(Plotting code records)

* * * * * * *

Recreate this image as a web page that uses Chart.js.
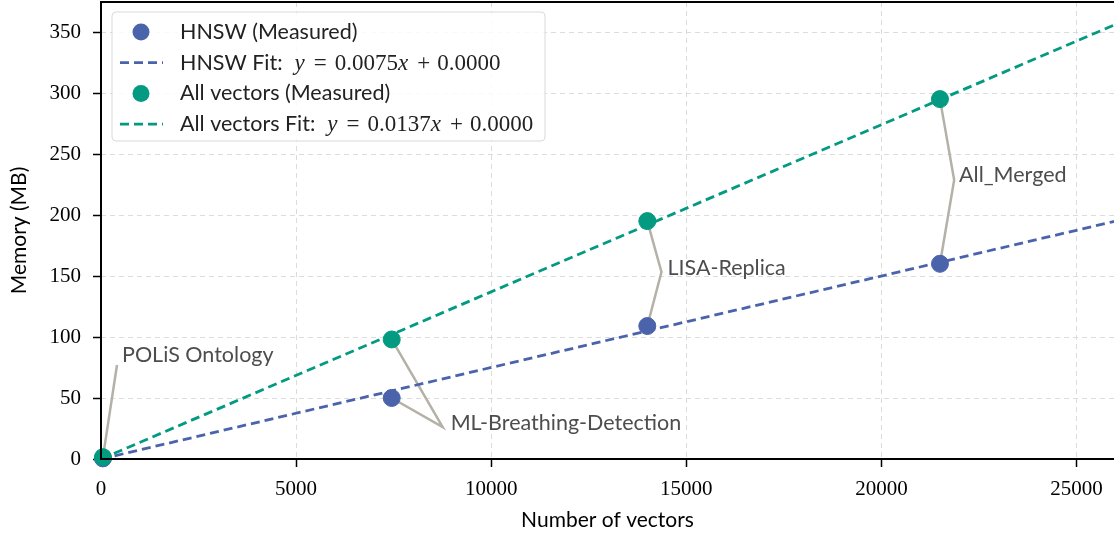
<!DOCTYPE html>
<html>
<head>
<meta charset="utf-8">
<script src="https://cdn.jsdelivr.net/npm/chart.js@4.4.0/dist/chart.umd.min.js"></script>
<style>
  html, body { margin: 0; padding: 0; background: #fff; }
  #wrap { width: 1114px; height: 535px; }
</style>
</head>
<body>
<div id="wrap"><canvas id="grafica" width="1114" height="535"></canvas></div>
<script>
// datos
const vectores = [50, 7450, 14000, 21500];
const memoriaHnsw = [0.5, 50, 109, 160];
const memoriaTodos = [1.5, 98, 195, 295];
const ajusteX = [0, 25960];
const ajusteHnsw = [0, 194.7];
const ajusteTodos = [0, 355.7];
const nombres = ['POLiS Ontology', 'ML-Breathing-Detection', 'LISA-Replica', 'All_Merged'];
// punto donde se juntan las lineas de cada etiqueta y donde va el texto
const codoX = [410, 8756, 14363, 21864];
const codoY = [77, 26.2, 153.3, 228.7];
const textoX = [538, 8960, 14516, 21990];
const textoY = [85, 29.5, 156.6, 233];
const ticksX = [0, 5000, 10000, 15000, 20000, 25000];
const ticksY = [0, 50, 100, 150, 200, 250, 300, 350];

const AZUL = '#4a63ab';
const VERDE = '#029a80';
const GRIS = '#b4b1a7';

function puntos(xs, ys) {
    return xs.map((x, i) => ({ x: x, y: ys[i] }));
}

// lineas grises de las etiquetas
const conectores = nombres.map((n, i) => {
    let data;
    if (i === 0) {
        data = [{ x: vectores[0], y: memoriaTodos[0] }, { x: codoX[0], y: codoY[0] }];
    } else {
        data = [
            { x: vectores[i], y: memoriaTodos[i] },
            { x: codoX[i], y: codoY[i] },
            { x: vectores[i], y: memoriaHnsw[i] }
        ];
    }
    return {
        type: 'line',
        label: 'etiqueta ' + n,
        data: data,
        borderColor: GRIS,
        borderWidth: 2.5,
        pointRadius: 0,
        fill: false,
        order: 5
    };
});

const etiquetasPlugin = {
    id: 'etiquetas',
    afterDatasetsDraw(chart) {
        const ctx = chart.ctx;
        const sx = chart.scales.x, sy = chart.scales.y;
        ctx.save();
        ctx.font = '21.5px Lato';
        ctx.fillStyle = '#4d4d4d';
        ctx.textAlign = 'left';
        ctx.textBaseline = 'middle';
        nombres.forEach((n, i) => {
            ctx.fillText(n, sx.getPixelForValue(textoX[i]), sy.getPixelForValue(textoY[i]));
        });
        ctx.restore();
    }
};

// texto tipo latex: y = 0.0075x + 0.0000
function textoMate(ctx, x, y, num) {
    const partes = [
        { t: 'y', it: true, g: 9 },
        { t: '=', g: 8 },
        { t: num, g: 0 },
        { t: 'x', it: true, g: 9 },
        { t: '+', g: 7 },
        { t: '0.0000', g: 0 }
    ];
    partes.forEach(p => {
        ctx.font = (p.it ? 'italic ' : '') + '23px "Liberation Serif"';
        ctx.fillText(p.t, x, y);
        x += ctx.measureText(p.t).width + p.g;
    });
}

const leyendaPlugin = {
    id: 'leyenda',
    afterDraw(chart) {
        const ctx = chart.ctx;
        const a = chart.chartArea;
        const bx = a.left + 11, by = a.top + 10, bw = 433, bh = 129;
        ctx.save();
        ctx.beginPath();
        ctx.roundRect(bx, by, bw, bh, 4);
        ctx.fillStyle = 'rgba(255,255,255,0.85)';
        ctx.fill();
        ctx.strokeStyle = '#d9d9d9';
        ctx.lineWidth = 1;
        ctx.stroke();

        const filas = [
            { tipo: 'p', color: AZUL, txt: 'HNSW (Measured)' },
            { tipo: 'l', color: AZUL, txt: 'HNSW Fit:', mate: '0.0075' },
            { tipo: 'p', color: VERDE, txt: 'All vectors (Measured)' },
            { tipo: 'l', color: VERDE, txt: 'All vectors Fit:', mate: '0.0137' }
        ];
        filas.forEach((f, i) => {
            const y = by + 20 + i * 30.7;
            if (f.tipo === 'p') {
                ctx.beginPath();
                ctx.arc(bx + 29, y, 8.5, 0, Math.PI * 2);
                ctx.fillStyle = f.color;
                ctx.fill();
            } else {
                ctx.beginPath();
                ctx.setLineDash([9, 5]);
                ctx.moveTo(bx + 8, y);
                ctx.lineTo(bx + 51, y);
                ctx.strokeStyle = f.color;
                ctx.lineWidth = 2.8;
                ctx.stroke();
                ctx.setLineDash([]);
            }
            ctx.fillStyle = '#222';
            ctx.textBaseline = 'middle';
            ctx.textAlign = 'left';
            ctx.font = '21.5px Lato';
            const tx = bx + 68;
            ctx.fillText(f.txt, tx, y);
            if (f.mate) {
                const w = ctx.measureText(f.txt).width;
                textoMate(ctx, tx + w + 12, y + 1, f.mate);
            }
        });
        ctx.restore();
    }
};

// ejes arriba, izquierda y abajo (el de la derecha queda fuera de la imagen)
const marcoPlugin = {
    id: 'marco',
    afterDatasetsDraw(chart) {
        const ctx = chart.ctx;
        const a = chart.chartArea;
        ctx.save();
        ctx.strokeStyle = '#000';
        ctx.lineWidth = 2;
        ctx.beginPath();
        ctx.moveTo(a.right + 2, a.top);
        ctx.lineTo(a.left, a.top);
        ctx.lineTo(a.left, a.bottom);
        ctx.lineTo(a.right + 2, a.bottom);
        ctx.stroke();
        ctx.restore();
    }
};

const ctx = document.getElementById('grafica').getContext('2d');
new Chart(ctx, {
    type: 'scatter',
    data: {
        datasets: [
            {
                type: 'line',
                label: 'HNSW Fit: y = 0.0075x + 0.0000',
                data: puntos(ajusteX, ajusteHnsw),
                borderColor: AZUL,
                borderWidth: 2.8,
                borderDash: [9, 5],
                pointRadius: 0,
                fill: false,
                order: 3
            },
            {
                type: 'line',
                label: 'All vectors Fit: y = 0.0137x + 0.0000',
                data: puntos(ajusteX, ajusteTodos),
                borderColor: VERDE,
                borderWidth: 2.8,
                borderDash: [9, 5],
                pointRadius: 0,
                fill: false,
                order: 3
            },
            ...conectores,
            {
                label: 'HNSW (Measured)',
                data: puntos(vectores, memoriaHnsw),
                backgroundColor: AZUL,
                borderColor: AZUL,
                pointRadius: 8.5,
                order: 1
            },
            {
                label: 'All vectors (Measured)',
                data: puntos(vectores, memoriaTodos),
                backgroundColor: VERDE,
                borderColor: VERDE,
                pointRadius: 8.5,
                order: 0
            }
        ]
    },
    options: {
        responsive: false,
        animation: false,
        clip: false,
        layout: { autoPadding: false, padding: { top: 2, right: 0, left: 0, bottom: 0 } },
        plugins: {
            legend: { display: false },
            tooltip: { enabled: false }
        },
        scales: {
            x: {
                type: 'linear',
                min: 0,
                max: 25960,
                afterFit: function (s) { s.height = 76; s.paddingLeft = 0; s.paddingRight = 0; },
                afterBuildTicks: function (s) { s.ticks = ticksX.map(v => ({ value: v })); },
                ticks: {
                    includeBounds: false,
                    maxRotation: 0,
                    padding: 10,
                    color: '#000',
                    font: { family: '"Liberation Serif"', size: 21 },
                    callback: v => String(v)
                },
                grid: { color: '#dcdcdc', lineWidth: 1, tickLength: 8, tickColor: '#000', tickWidth: 1.5, tickBorderDash: [] },
                border: { display: false, dash: [5, 4] },
                title: {
                    display: true,
                    text: 'Number of vectors',
                    color: '#000',
                    font: { family: 'Lato', size: 21 },
                    padding: { top: 0, bottom: 2 }
                }
            },
            y: {
                type: 'linear',
                min: 0,
                max: 374.6,
                afterFit: function (s) { s.width = 101; s.paddingTop = 0; s.paddingBottom = 0; },
                afterBuildTicks: function (s) { s.ticks = ticksY.map(v => ({ value: v })); },
                ticks: {
                    includeBounds: false,
                    padding: 12,
                    color: '#000',
                    font: { family: '"Liberation Serif"', size: 21 },
                    callback: v => String(v)
                },
                grid: { color: '#dcdcdc', lineWidth: 1, tickLength: 8, tickColor: '#000', tickWidth: 1.5, tickBorderDash: [] },
                border: { display: false, dash: [5, 4] },
                title: {
                    display: true,
                    text: 'Memory (MB)',
                    color: '#000',
                    font: { family: 'Lato', size: 21 },
                    padding: { top: 7, bottom: 0 }
                }
            }
        }
    },
    plugins: [etiquetasPlugin, marcoPlugin, leyendaPlugin]
});
</script>
</body>
</html>
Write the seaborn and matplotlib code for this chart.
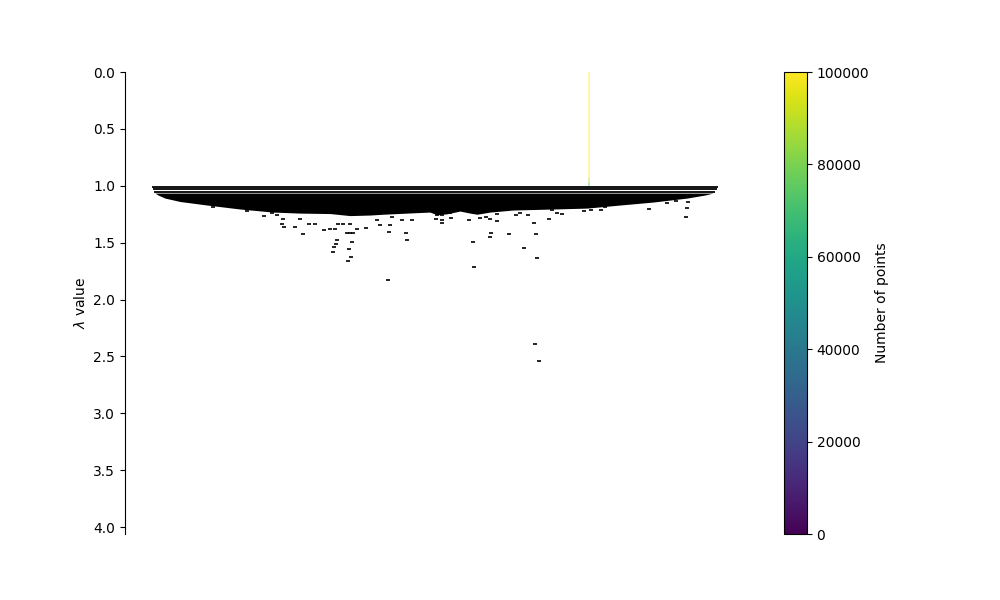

* * * * * * *

Task statement →
Search the records above for "this". Copy each line where it is found.

Complete answer →
Recreate this image as a web page that uses Chart.js.
Write the seaborn and matplotlib code for this chart.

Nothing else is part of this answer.